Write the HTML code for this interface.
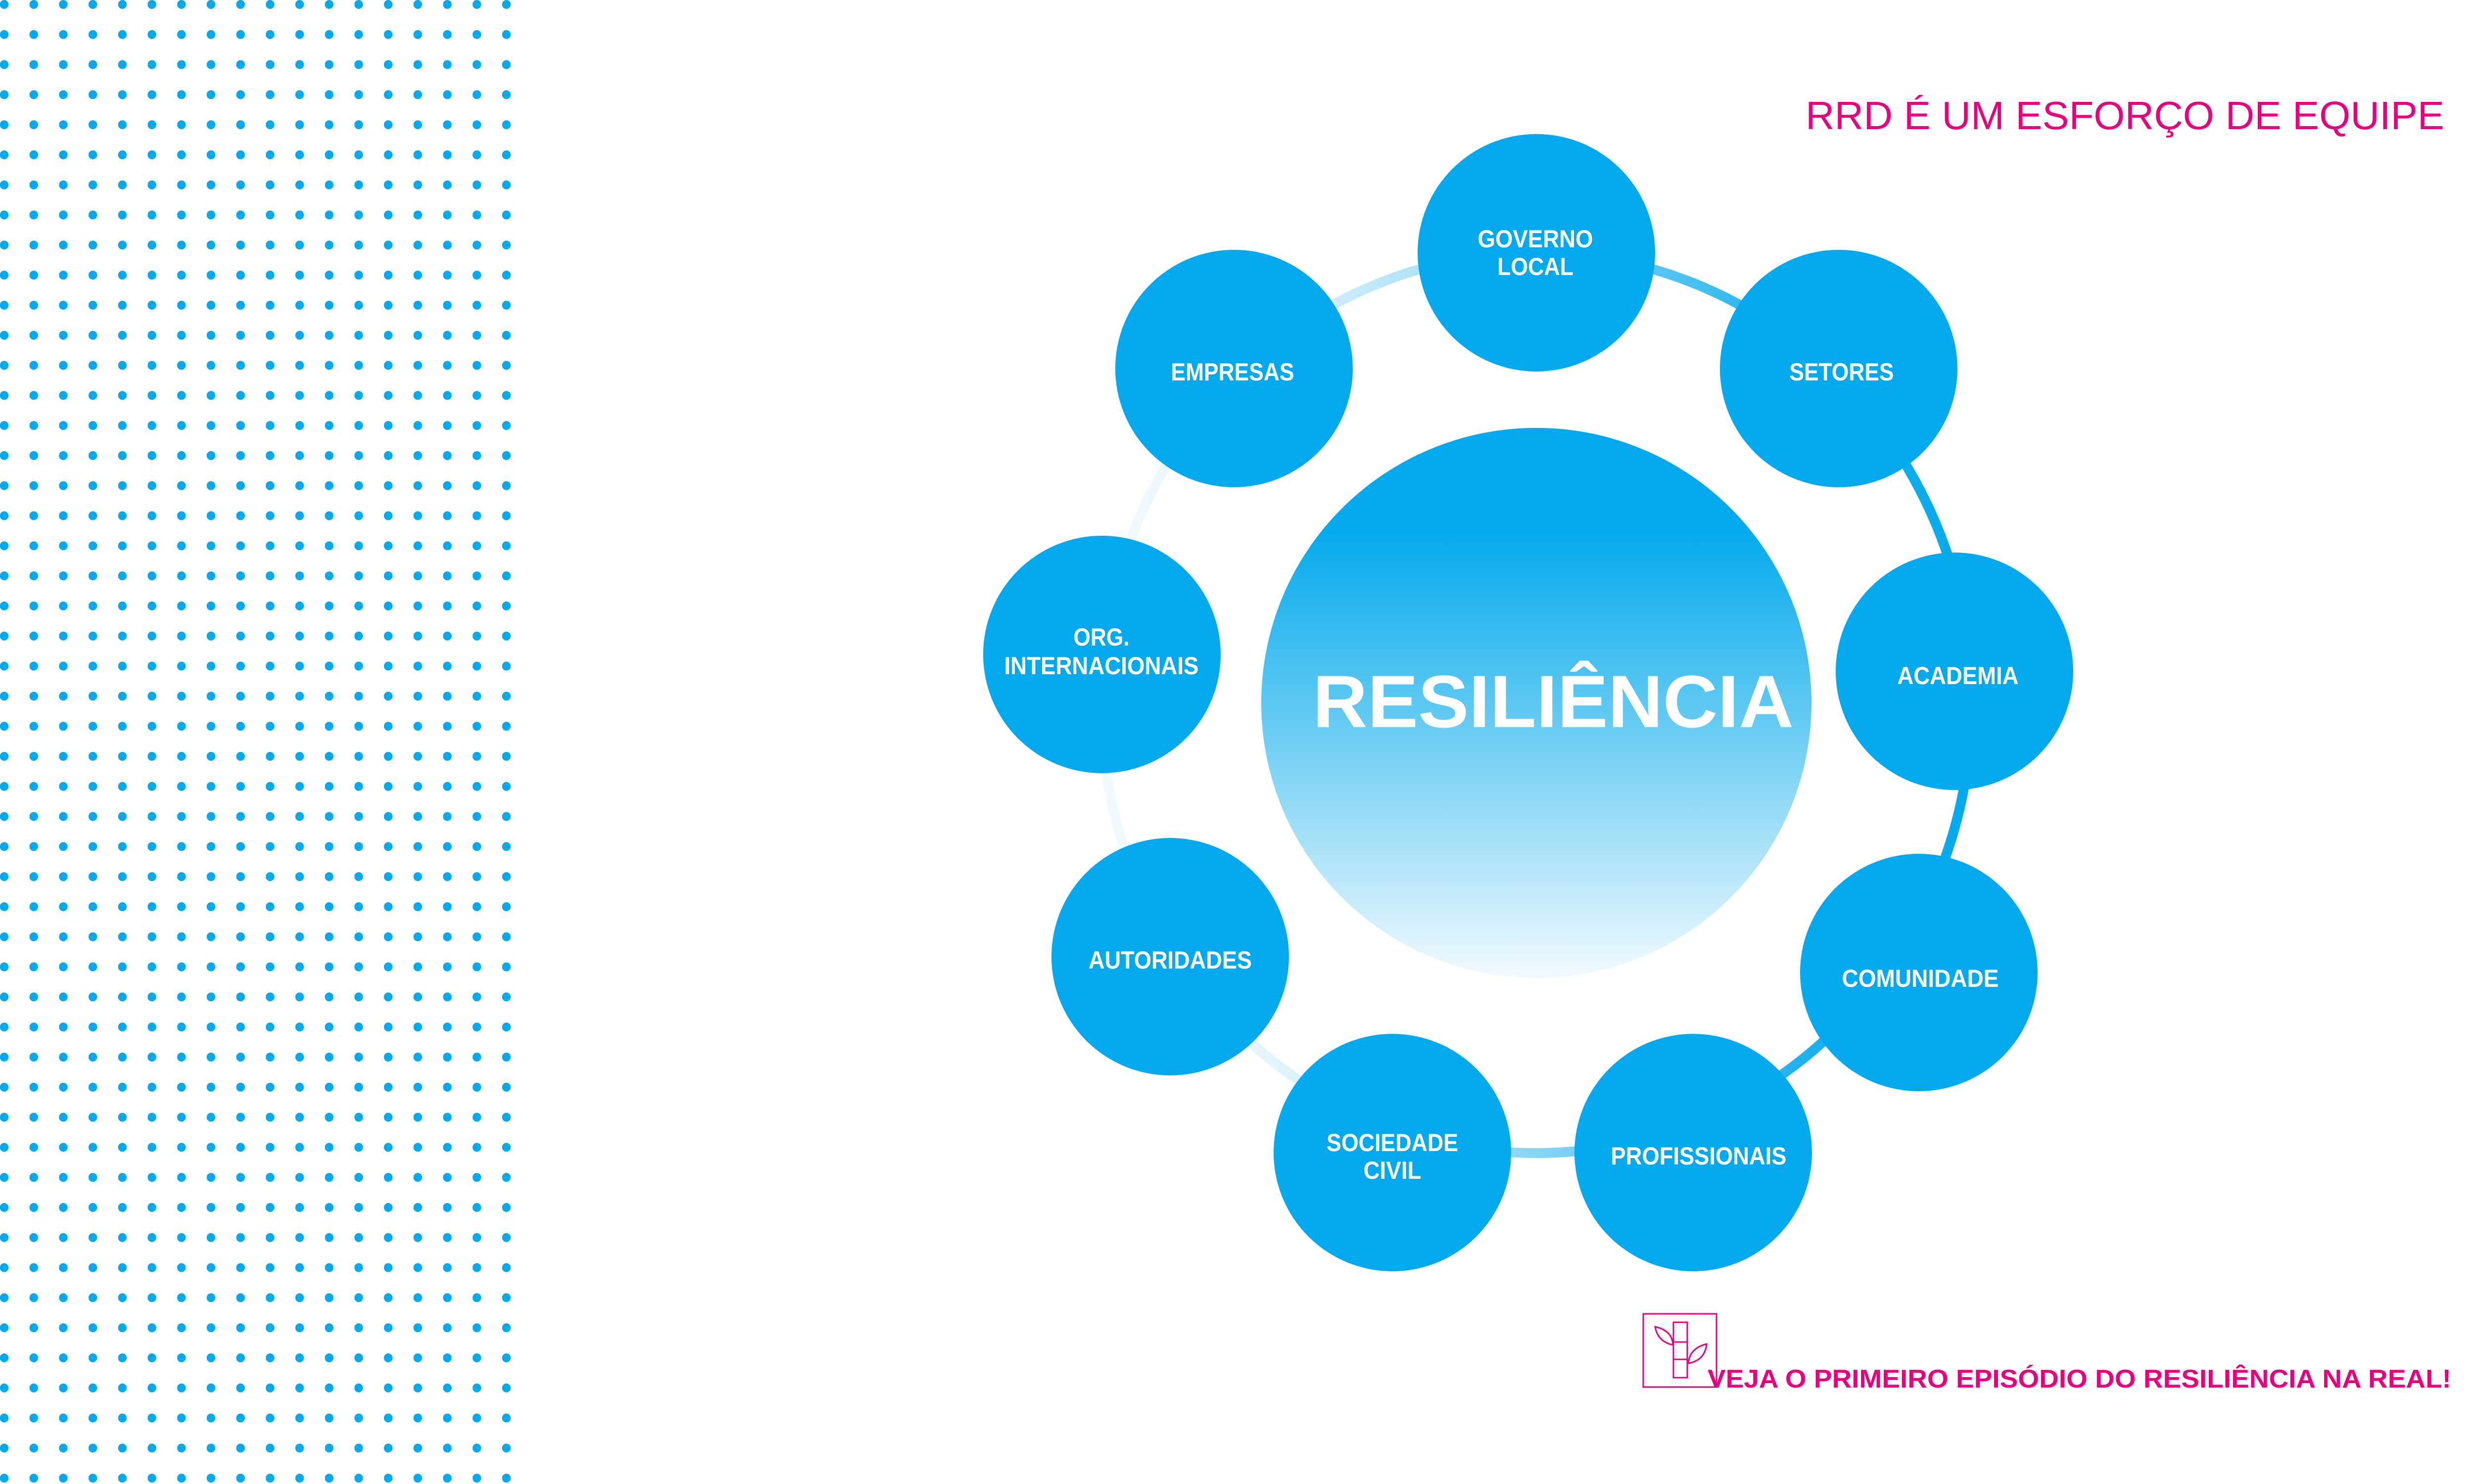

* * *

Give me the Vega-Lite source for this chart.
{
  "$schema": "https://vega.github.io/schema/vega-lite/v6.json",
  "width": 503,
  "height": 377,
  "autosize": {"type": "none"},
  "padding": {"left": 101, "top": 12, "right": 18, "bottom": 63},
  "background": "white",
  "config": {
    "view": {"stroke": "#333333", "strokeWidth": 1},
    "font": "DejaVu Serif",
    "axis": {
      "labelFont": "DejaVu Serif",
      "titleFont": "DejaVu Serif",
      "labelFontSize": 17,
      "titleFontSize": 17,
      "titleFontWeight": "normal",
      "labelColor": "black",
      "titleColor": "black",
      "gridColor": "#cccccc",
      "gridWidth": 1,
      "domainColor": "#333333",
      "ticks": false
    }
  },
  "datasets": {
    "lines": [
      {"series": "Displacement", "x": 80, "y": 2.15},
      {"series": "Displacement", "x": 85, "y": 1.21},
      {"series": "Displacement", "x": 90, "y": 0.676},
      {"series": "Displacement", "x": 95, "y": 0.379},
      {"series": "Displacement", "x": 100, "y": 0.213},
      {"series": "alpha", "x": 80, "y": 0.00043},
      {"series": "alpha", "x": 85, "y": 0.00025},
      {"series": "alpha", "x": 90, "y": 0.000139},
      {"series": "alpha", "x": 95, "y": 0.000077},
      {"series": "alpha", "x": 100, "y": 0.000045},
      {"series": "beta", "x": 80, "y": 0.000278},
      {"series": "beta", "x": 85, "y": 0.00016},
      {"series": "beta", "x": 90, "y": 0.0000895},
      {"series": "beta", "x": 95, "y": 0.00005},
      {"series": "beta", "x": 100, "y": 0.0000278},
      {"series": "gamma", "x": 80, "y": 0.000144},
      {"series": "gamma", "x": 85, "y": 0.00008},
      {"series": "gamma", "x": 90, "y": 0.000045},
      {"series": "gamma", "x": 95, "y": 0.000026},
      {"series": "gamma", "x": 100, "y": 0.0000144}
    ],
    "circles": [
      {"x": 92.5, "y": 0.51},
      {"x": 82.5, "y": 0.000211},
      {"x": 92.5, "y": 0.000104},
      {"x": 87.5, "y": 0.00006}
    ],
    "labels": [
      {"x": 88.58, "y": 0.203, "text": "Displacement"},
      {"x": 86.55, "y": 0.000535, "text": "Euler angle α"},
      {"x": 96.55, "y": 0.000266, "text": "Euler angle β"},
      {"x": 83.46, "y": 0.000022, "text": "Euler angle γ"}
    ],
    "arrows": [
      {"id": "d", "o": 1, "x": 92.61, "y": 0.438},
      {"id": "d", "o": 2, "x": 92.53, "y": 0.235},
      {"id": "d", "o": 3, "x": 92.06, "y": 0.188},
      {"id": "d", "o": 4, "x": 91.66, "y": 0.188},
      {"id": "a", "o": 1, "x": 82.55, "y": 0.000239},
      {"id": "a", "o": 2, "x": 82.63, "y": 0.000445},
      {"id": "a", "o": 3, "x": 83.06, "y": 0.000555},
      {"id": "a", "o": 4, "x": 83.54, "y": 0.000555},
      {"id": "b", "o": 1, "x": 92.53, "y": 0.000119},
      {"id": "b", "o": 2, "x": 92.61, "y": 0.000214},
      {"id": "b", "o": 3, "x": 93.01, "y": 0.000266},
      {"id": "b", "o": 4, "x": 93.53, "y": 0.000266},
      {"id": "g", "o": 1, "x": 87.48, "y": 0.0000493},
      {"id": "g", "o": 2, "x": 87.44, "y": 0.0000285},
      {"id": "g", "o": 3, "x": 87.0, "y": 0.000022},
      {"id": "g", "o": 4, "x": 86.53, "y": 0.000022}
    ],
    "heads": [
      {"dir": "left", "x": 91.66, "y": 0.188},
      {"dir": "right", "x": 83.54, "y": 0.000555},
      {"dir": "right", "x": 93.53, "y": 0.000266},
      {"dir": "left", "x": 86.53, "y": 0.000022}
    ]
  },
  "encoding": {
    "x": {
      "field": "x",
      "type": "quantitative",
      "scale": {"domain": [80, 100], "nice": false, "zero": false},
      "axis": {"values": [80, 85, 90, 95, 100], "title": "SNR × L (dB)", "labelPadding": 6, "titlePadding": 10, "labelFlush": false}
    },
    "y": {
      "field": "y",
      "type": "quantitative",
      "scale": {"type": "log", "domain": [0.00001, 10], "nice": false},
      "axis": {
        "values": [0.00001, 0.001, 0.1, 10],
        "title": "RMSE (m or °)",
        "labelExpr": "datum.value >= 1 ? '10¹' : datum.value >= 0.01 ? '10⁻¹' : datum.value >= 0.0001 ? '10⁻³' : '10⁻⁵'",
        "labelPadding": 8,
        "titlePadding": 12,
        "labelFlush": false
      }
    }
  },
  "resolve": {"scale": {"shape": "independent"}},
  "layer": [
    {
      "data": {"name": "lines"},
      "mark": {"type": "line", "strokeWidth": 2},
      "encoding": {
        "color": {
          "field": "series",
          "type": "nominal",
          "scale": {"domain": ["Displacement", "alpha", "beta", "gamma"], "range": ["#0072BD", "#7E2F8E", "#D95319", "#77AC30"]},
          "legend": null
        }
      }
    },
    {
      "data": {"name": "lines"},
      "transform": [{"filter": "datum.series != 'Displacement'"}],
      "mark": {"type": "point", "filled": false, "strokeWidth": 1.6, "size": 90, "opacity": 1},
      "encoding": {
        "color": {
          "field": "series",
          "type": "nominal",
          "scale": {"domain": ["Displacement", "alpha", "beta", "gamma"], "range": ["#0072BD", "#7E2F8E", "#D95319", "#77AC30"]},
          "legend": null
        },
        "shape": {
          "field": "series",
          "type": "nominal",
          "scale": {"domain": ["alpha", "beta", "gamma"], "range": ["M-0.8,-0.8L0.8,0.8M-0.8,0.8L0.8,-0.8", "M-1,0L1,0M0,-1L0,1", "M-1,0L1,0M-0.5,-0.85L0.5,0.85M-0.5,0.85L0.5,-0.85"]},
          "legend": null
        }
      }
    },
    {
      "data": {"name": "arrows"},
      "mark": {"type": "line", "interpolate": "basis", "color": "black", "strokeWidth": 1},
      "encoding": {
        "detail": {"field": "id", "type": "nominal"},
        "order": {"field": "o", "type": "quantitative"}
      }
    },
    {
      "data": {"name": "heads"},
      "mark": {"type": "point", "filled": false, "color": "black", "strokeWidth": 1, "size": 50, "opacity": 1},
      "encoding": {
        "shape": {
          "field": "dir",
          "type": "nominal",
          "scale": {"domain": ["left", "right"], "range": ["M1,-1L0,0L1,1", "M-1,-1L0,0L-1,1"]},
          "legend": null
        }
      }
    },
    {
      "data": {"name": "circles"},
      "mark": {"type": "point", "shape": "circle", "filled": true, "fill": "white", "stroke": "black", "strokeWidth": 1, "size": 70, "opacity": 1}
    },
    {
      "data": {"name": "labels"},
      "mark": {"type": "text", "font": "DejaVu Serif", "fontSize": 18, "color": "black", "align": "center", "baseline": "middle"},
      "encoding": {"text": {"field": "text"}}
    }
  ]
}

▶ _Set task_:
Extract all lines from the data in which "this" is found.

▶ _Exercise answer_:
Write the HTML code for this interface.
Give me the Vega-Lite source for this chart.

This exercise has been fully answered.